The court has carefully considered the valuation report submitted by Gilmore. Gilmore's credentials are weighty, and his report is informed. Were it presented for a different purpose, it could well be the final authority on the subject. However, because that report calculated the loss due to storm damage by summing the fair market value of the individual trees, it carries very little weight in this proceeding. The court, in determining the amount of casualty loss to residential property, may not focus on the worth of each tree lost or damaged. Instead, the basis for decision must be, as to nonbusiness property, on any change to the fair market value of the property as a whole. Rev Rul 68-29, 1968-1 CB 74. (3) Gilmore's report does not go so far.

2. When the value of the entire property is considered, Plaintiffs have presented no evidence that would allow the court to approve the deduction. The only evidence of the fair market value of the total property consists of its assessment for property tax purposes. Those statements only reflect an increasing value to the property over time, and do not contrast its value before and after the calamity. A reference was also made to offers for the property. Those offers only demonstrate the property is relatively valuable. They do not, either by themselves or in combination with the assessments, contrast the change in value of the property across the interval when the storm occurred.

Without a showing of the change of value of the property as a whole, the court has no reference with which to apply IRC section 165(c)(3). When Plaintiffs lost the 112 trees, they certainly lost an important asset. However, under the proof presented that loss was without a demonstrated tax effect. See Graham, 35 TC 273 (casualty to a remarkable garden limited to the difference between the value of the estate immediately before and after the casualty, without regard to the individual value of the rare plants).

Defendant has raised a further point, asserting that the deficiency should be increased to account for the income accruing from the sale of the downed timber. The court does not approve that request. Although Plaintiffs may not have demonstrated the amount of the loss, Plaintiffs did suffer appreciable damage to a component going to the overall value of the property. The court is of the belief that the amount of that overall loss was in fact at least equal to the amount of income realized from the salvage sales. Under those circumstances, the court is satisfied Defendant's first inclination, that it was incorrect under all those circumstances to increase the deficiency, was proper. See Cristo, 44 TCM (CCH) 1057 (the court may infer evidence of the fair market values of the property from the totality of a taxpayer's evidence). With that caveat, Plaintiffs' appeal is denied.

CONCLUSION

The court concludes that for nonbusiness property, a casualty loss must be calculated by contrasting the change in value to the property as a whole.
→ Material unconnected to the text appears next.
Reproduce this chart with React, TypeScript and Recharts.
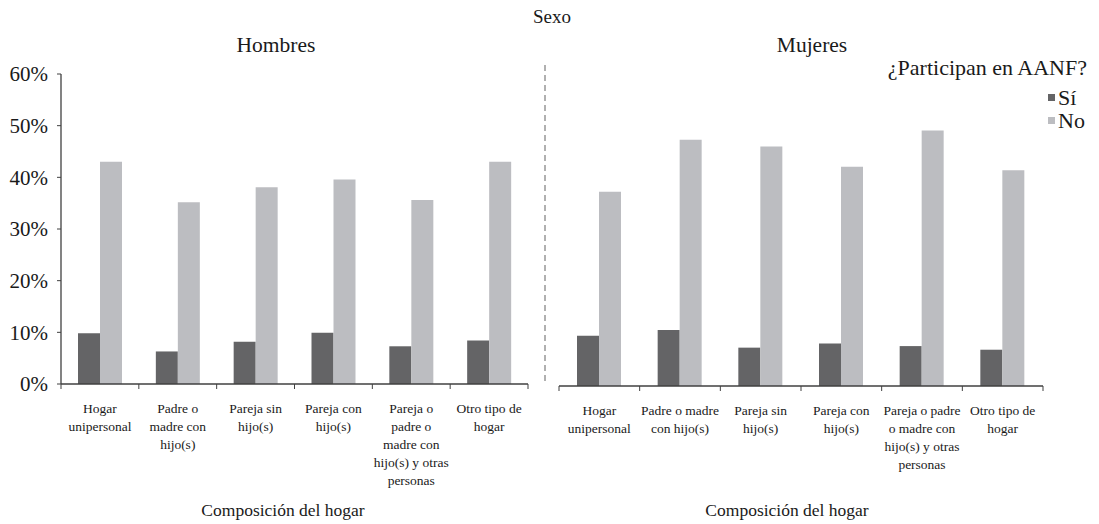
import React from 'react'
import { BarChart, Bar, XAxis, YAxis } from 'recharts'

const categories = [
  'Hogar unipersonal',
  'Padre o madre con hijo(s)',
  'Pareja sin hijo(s)',
  'Pareja con hijo(s)',
  'Pareja o padre o madre con hijo(s) y otras personas',
  'Otro tipo de hogar',
]

// tick labels, broken into lines as in the original
const hombresLabels = [
  ['Hogar', 'unipersonal'],
  ['Padre o', 'madre con', 'hijo(s)'],
  ['Pareja sin', 'hijo(s)'],
  ['Pareja con', 'hijo(s)'],
  ['Pareja o', 'padre o', 'madre con', 'hijo(s) y otras', 'personas'],
  ['Otro tipo de', 'hogar'],
]
const mujeresLabels = [
  ['Hogar', 'unipersonal'],
  ['Padre o madre', 'con hijo(s)'],
  ['Pareja sin', 'hijo(s)'],
  ['Pareja con', 'hijo(s)'],
  ['Pareja o padre', 'o madre con', 'hijo(s) y otras', 'personas'],
  ['Otro tipo de', 'hogar'],
]

const hombresSi = [9.8, 6.3, 8.2, 9.9, 7.3, 8.4]
const hombresNo = [43.0, 35.2, 38.1, 39.6, 35.6, 43.0]
const mujeresSi = [9.7, 10.8, 7.4, 8.2, 7.7, 7.0]
const mujeresNo = [37.5, 47.5, 46.2, 42.3, 49.3, 41.6]

const yTicks = [0, 10, 20, 30, 40, 50, 60]

const FONT = '"Liberation Serif", "Times New Roman", serif'
const TEXT = '#1a1a1a'
const AXIS = '#404040'
const DARK = '#646466'
const LIGHT = '#bcbdc1'

const hombresData = categories.map((c, i) => ({ cat: c, si: hombresSi[i], no: hombresNo[i] }))
const mujeresData = categories.map((c, i) => ({ cat: c, si: mujeresSi[i], no: mujeresNo[i] }))

const makeTick = (lines: string[][], bw: number) => (props: any) => {
  const { x, y, index } = props
  const left = x - bw / 2
  return (
    <g>
      <line x1={left} x2={left} y1={y} y2={y + 5} stroke={AXIS} />
      {index === lines.length - 1 && (
        <line x1={x + bw / 2} x2={x + bw / 2} y1={y} y2={y + 5} stroke={AXIS} />
      )}
      <text x={x} y={y + 29} textAnchor="middle" fontSize={13.5} style={{ fontFamily: FONT }} fill={TEXT}>
        {lines[index].map((l, i) => (
          <tspan key={i} x={x} dy={i === 0 ? 0 : 18}>{l}</tspan>
        ))}
      </text>
    </g>
  )
}

function Panel({ data, labels, width, marginLeft, marginRight, top, bottom, showY }: any) {
  const bw = (width - marginLeft - marginRight - (showY ? 61 : 0)) / categories.length
  return (
    <BarChart
      width={width}
      height={524}
      data={data}
      margin={{ top, right: marginRight, left: marginLeft, bottom }}
      barGap={0}
    >
      <XAxis
        dataKey="cat"
        interval={0}
        tickLine={false}
        tickSize={0}
        tickMargin={0}
        axisLine={{ stroke: AXIS, strokeWidth: 1.3 }}
        tick={makeTick(labels, bw)}
        height={30}
      />
      <YAxis
        hide={!showY}
        width={61}
        domain={[0, 60]}
        ticks={yTicks}
        tickFormatter={(v: number) => `${v}%`}
        tickSize={4}
        tickMargin={9}
        tickLine={{ stroke: AXIS }}
        axisLine={{ stroke: AXIS, strokeWidth: 1.3 }}
        tick={{ fill: TEXT, fontSize: 21, style: { fontFamily: FONT } }}
      />
      <Bar dataKey="si" fill={DARK} barSize={22} isAnimationActive={false} />
      <Bar dataKey="no" fill={LIGHT} barSize={22} isAnimationActive={false} />
    </BarChart>
  )
}

export default function App() {
  return (
    <div style={{ position: 'absolute', left: 0, top: 0, width: 1099, height: 524, background: '#fff', fontFamily: FONT }}>
      <div style={{ position: 'absolute', left: 0, top: 0 }}>
        <Panel data={hombresData} labels={hombresLabels} width={540} marginLeft={0} marginRight={12} top={74} bottom={110} showY />
      </div>
      <div style={{ position: 'absolute', left: 549, top: 0 }}>
        <Panel data={mujeresData} labels={mujeresLabels} width={500} marginLeft={10} marginRight={6} top={75} bottom={108} showY={false} />
      </div>
      <svg width={1099} height={524} style={{ position: 'absolute', left: 0, top: 0, pointerEvents: 'none', fontFamily: FONT }}>
        <line x1={545} x2={545} y1={65} y2={381} stroke="#b0b0b0" strokeWidth={2} strokeDasharray="6 4" />
        <g fill={TEXT}>
          <text x={552} y={23} textAnchor="middle" fontSize={19}>Sexo</text>
          <text x={276} y={52} textAnchor="middle" fontSize={21.5}>Hombres</text>
          <text x={812} y={52} textAnchor="middle" fontSize={21.5}>Mujeres</text>
          <text x={1087} y={75} textAnchor="end" fontSize={22}>¿Participan en AANF?</text>
          <rect x={1048} y={94} width={7} height={7} fill={DARK} />
          <text x={1058} y={105} fontSize={22}>Sí</text>
          <rect x={1048} y={117} width={7} height={7} fill={LIGHT} />
          <text x={1058} y={128} fontSize={22}>No</text>
          <text x={283} y={516} textAnchor="middle" fontSize={17.5}>Composición del hogar</text>
          <text x={787} y={516} textAnchor="middle" fontSize={17.5}>Composición del hogar</text>
        </g>
      </svg>
    </div>
  )
}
Plaintiffs claimed their deduction contrary to this conclusion by estimating the value of each of 112 destroyed trees. Now, therefore;

IT IS THE DECISION OF THE COURT that Defendant's disallowance of the casualty loss deducted for the 1995 tax year is affirmed.

1. Defendant asserts that amount should be included as additional income increasing the deficiency.

2. A letter from Washington County noted that assessed value did not directly attribute a value to the trees.

3. The court remembers that Mr. Pechan specifically testified that he contracted with Gilmore for his appraisal based on the specific advice of an employee of the Internal Revenue Service. That is regrettable. However, it does not change the consequences for purposes of determining a tax due to Oregon.